Frequently Asked Questions

What are beef short ribs?

Beef short ribs are bone-in cuts from the plate primal (belly) and chuck primal (shoulder). They feature thick, well-marbled meat attached to rib bones. The heavy connective tissue and intramuscular fat transform into fork-tender, richly flavored meat when cooked low and slow through braising or smoking.

What is the difference between English-cut and flanken-cut short ribs?

English-cut short ribs are cut between the bones, giving one thick bone segment with 2-3 inches of meat on top — ideal for braising.
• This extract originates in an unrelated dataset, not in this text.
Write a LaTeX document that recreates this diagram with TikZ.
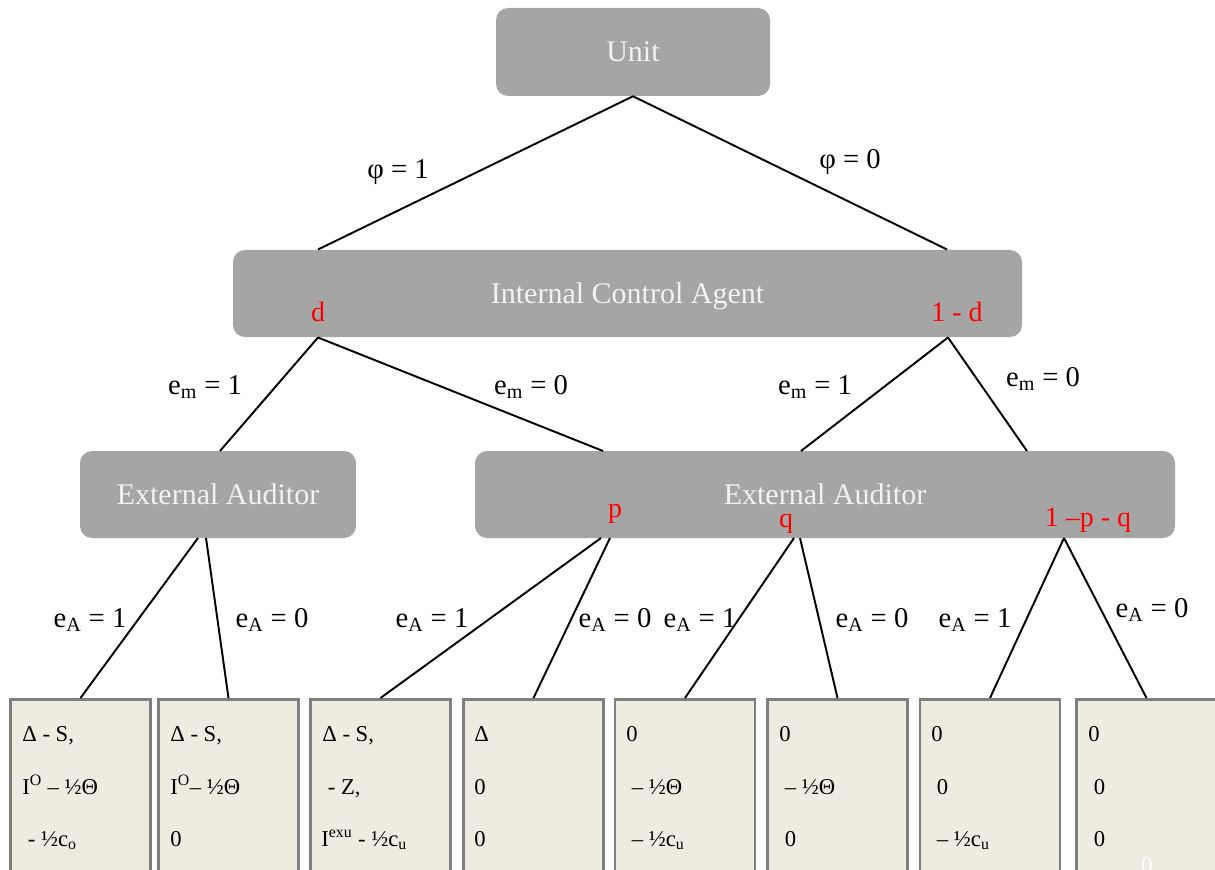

Flanken-cut ribs are sliced across the bones, producing thin strips with 3-4 small bone cross-sections — ideal for grilling, especially Korean-style galbi.

How long do you braise beef short ribs?

Braise English-cut beef short ribs at 300-325°F for 3 to 3.5 hours. They are done when a fork slides in with zero resistance and the meat pulls away from the bone. Internal temperature should reach 200-205°F. For best results, braise a day ahead and reheat gently.
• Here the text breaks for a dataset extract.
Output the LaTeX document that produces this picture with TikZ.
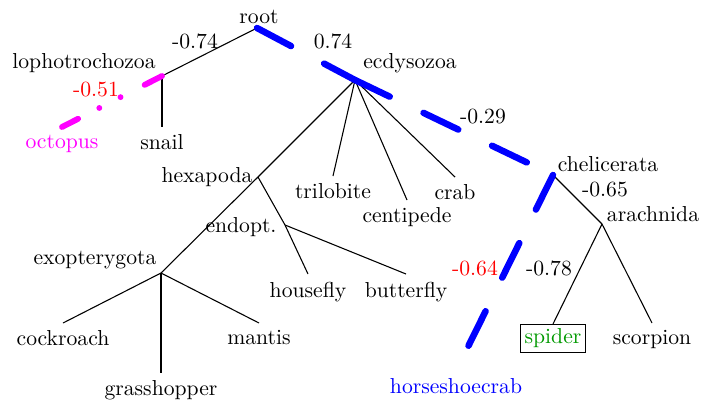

What is the best way to cook beef short ribs?

The best method depends on the cut style. English-cut: braise in red wine and beef stock for 3+ hours. Flanken-cut: grill hot and fast (3-4 minutes per side) with a Korean-style marinade. Plate ribs (dinosaur ribs): smoke at 250-275°F for 6-8 hours. Always sear bone-in ribs before braising.
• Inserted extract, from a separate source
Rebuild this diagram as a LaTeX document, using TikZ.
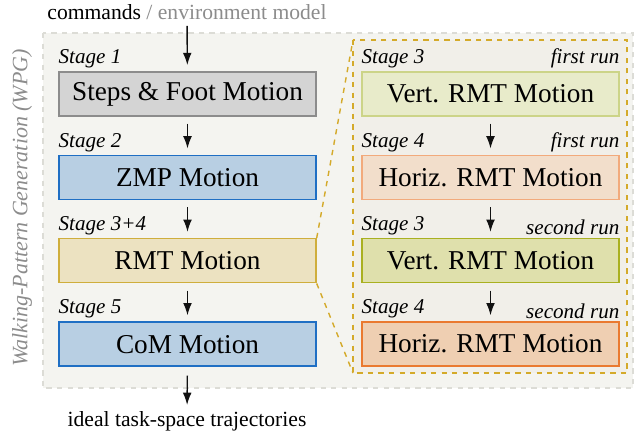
\documentclass[tikz,border=0pt]{standalone}
\usepackage{fontspec}
\setmainfont{Liberation Serif}
\usepackage{tikz}
\usetikzlibrary{arrows.meta,positioning,calc}
\definecolor{inkBlack}{RGB}{17, 17, 17}
\definecolor{inkGray}{RGB}{140, 140, 140}
\definecolor{wpgFill}{RGB}{244, 244, 240}
\definecolor{wpgRule}{RGB}{220, 220, 214}
\definecolor{zoomFill}{RGB}{241, 239, 233}
\definecolor{goldRule}{RGB}{212, 170, 42}
\definecolor{stepsFill}{RGB}{212, 212, 212}
\definecolor{stepsRule}{RGB}{140, 140, 140}
\definecolor{zmpFill}{RGB}{184, 207, 227}
\definecolor{zmpRule}{RGB}{31, 111, 196}
\definecolor{rmtFill}{RGB}{236, 226, 193}
\definecolor{rmtRule}{RGB}{207, 174, 60}
\definecolor{vertAFill}{RGB}{232, 235, 202}
\definecolor{vertARule}{RGB}{204, 212, 136}
\definecolor{horizAFill}{RGB}{242, 222, 203}
\definecolor{horizARule}{RGB}{242, 170, 124}
\definecolor{vertBFill}{RGB}{223, 224, 172}
\definecolor{vertBRule}{RGB}{169, 176, 32}
\definecolor{horizBFill}{RGB}{239, 207, 178}
\definecolor{horizBRule}{RGB}{234, 122, 48}

\tikzset{
    motion/.style={draw, line width=0.8pt, minimum width=5.14cm, minimum height=0.88cm,
        inner sep=0pt, font=\fontsize{15.5pt}{18pt}\selectfont},
    stagelbl/.style={inner sep=0pt, font=\fontsize{12pt}{14pt}\selectfont\itshape},
    flow/.style={-{Latex[length=7pt,width=5pt]}, line width=0.8pt, inkBlack},
    zoomline/.style={goldRule, dashed, line width=0.8pt}
}

\begin{document}
\begin{tikzpicture}[x=0.02cm, y=-0.02cm, node distance=0.76cm]
    \useasboundingbox (0,0) rectangle (641,438);

    % frames
    \draw[wpgRule, fill=wpgFill, dashed, line width=0.8pt] (43,33) rectangle (633,388);
    \node[rotate=90, text=inkGray, font=\fontsize{12.5pt}{14pt}\selectfont\itshape] (wpg) at (22,208)
        {Walking-Pattern Generation (WPG)};
    \draw[zoomline, fill=zoomFill] (353,40) rectangle (627,373);

    % left column
    \node[motion, fill=stepsFill, draw=stepsRule] (steps) at (187.5,94) {Steps \& Foot Motion};
    \node[motion, fill=zmpFill, draw=zmpRule, below=of steps] (zmp) {ZMP Motion};
    \node[motion, fill=rmtFill, draw=rmtRule, below=of zmp] (rmt) {RMT Motion};
    \node[motion, fill=zmpFill, draw=zmpRule, below=of rmt] (com) {CoM Motion};

    % right column
    \node[motion, fill=vertAFill, draw=vertARule] (vertA) at (490.5,94) {Vert. RMT Motion};
    \node[motion, fill=horizAFill, draw=horizARule, below=of vertA] (horizA) {Horiz. RMT Motion};
    \node[motion, fill=vertBFill, draw=vertBRule, below=of horizA] (vertB) {Vert. RMT Motion};
    \node[motion, fill=horizBFill, draw=horizBRule, below=of vertB] (horizB) {Horiz. RMT Motion};

    \coordinate (zoomTop) at (353,40);
    \coordinate (zoomBot) at (353,373);
    \draw[zoomline] (rmt.north east) -- (zoomTop);
    \draw[zoomline] (rmt.south east) -- (zoomBot);

    % stage labels
    \node[stagelbl, anchor=south west] at ([yshift=1.5pt]steps.north west) {Stage 1};
    \node[stagelbl, anchor=south west] at ([yshift=1.5pt]zmp.north west) {Stage 2};
    \node[stagelbl, anchor=south west] at ([yshift=1.5pt]rmt.north west) {Stage 3+4};
    \node[stagelbl, anchor=south west] at ([yshift=1.5pt]com.north west) {Stage 5};
    \node[stagelbl, anchor=south west] at ([yshift=1.5pt]vertA.north west) {Stage 3};
    \node[stagelbl, anchor=south east] at ([yshift=1.5pt]vertA.north east) {first run};
    \node[stagelbl, anchor=south west] at ([yshift=1.5pt]horizA.north west) {Stage 4};
    \node[stagelbl, anchor=south east] at ([yshift=1.5pt]horizA.north east) {first run};
    \node[stagelbl, anchor=south west] at ([yshift=1.5pt]vertB.north west) {Stage 3};
    \node[stagelbl, anchor=south east] at ([yshift=1.5pt]vertB.north east) {second run};
    \node[stagelbl, anchor=south west] at ([yshift=1.5pt]horizB.north west) {Stage 4};
    \node[stagelbl, anchor=south east] at ([yshift=1.5pt]horizB.north east) {second run};

    % inputs and outputs
    \node[font=\fontsize{12.3pt}{14pt}\selectfont] (cmd) at (187,12)
        {commands {\color{inkGray}/ environment model}};
    \node[font=\fontsize{12.3pt}{14pt}\selectfont] (ideal) at (187,421) {ideal task-space trajectories};

    \draw[flow, shorten >=3.5pt] (cmd) -- (steps);
    \foreach \a/\b in {steps/zmp, zmp/rmt, rmt/com, vertA/horizA, horizA/vertB, vertB/horizB}
        \draw[flow, shorten <=4pt, shorten >=3.5pt] (\a) -- (\b);
    \draw[flow, shorten <=5pt] (com) -- (ideal);
\end{tikzpicture}
\end{document}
How much do beef short ribs cost?

USDA Choice bone-in short ribs typically cost $7-$12 per pound. Plate ribs (dinosaur ribs) run $8-$14/lb. Boneless short ribs cost $10-$16/lb. Prime grade adds a premium of $4-$8/lb. Despite the modest price, braised short ribs deliver a dining experience that rivals cuts costing 3-4× as much.

What are dinosaur ribs?

Dinosaur ribs are plate short ribs from ribs 6-8 on the plate primal. They are massive — 12 to 16 inches long with 3+ inches of meat — and are the preferred cut for smoking in competition BBQ. Cook at 250-275°F for 6-8 hours until the internal temperature reaches 200-205°F.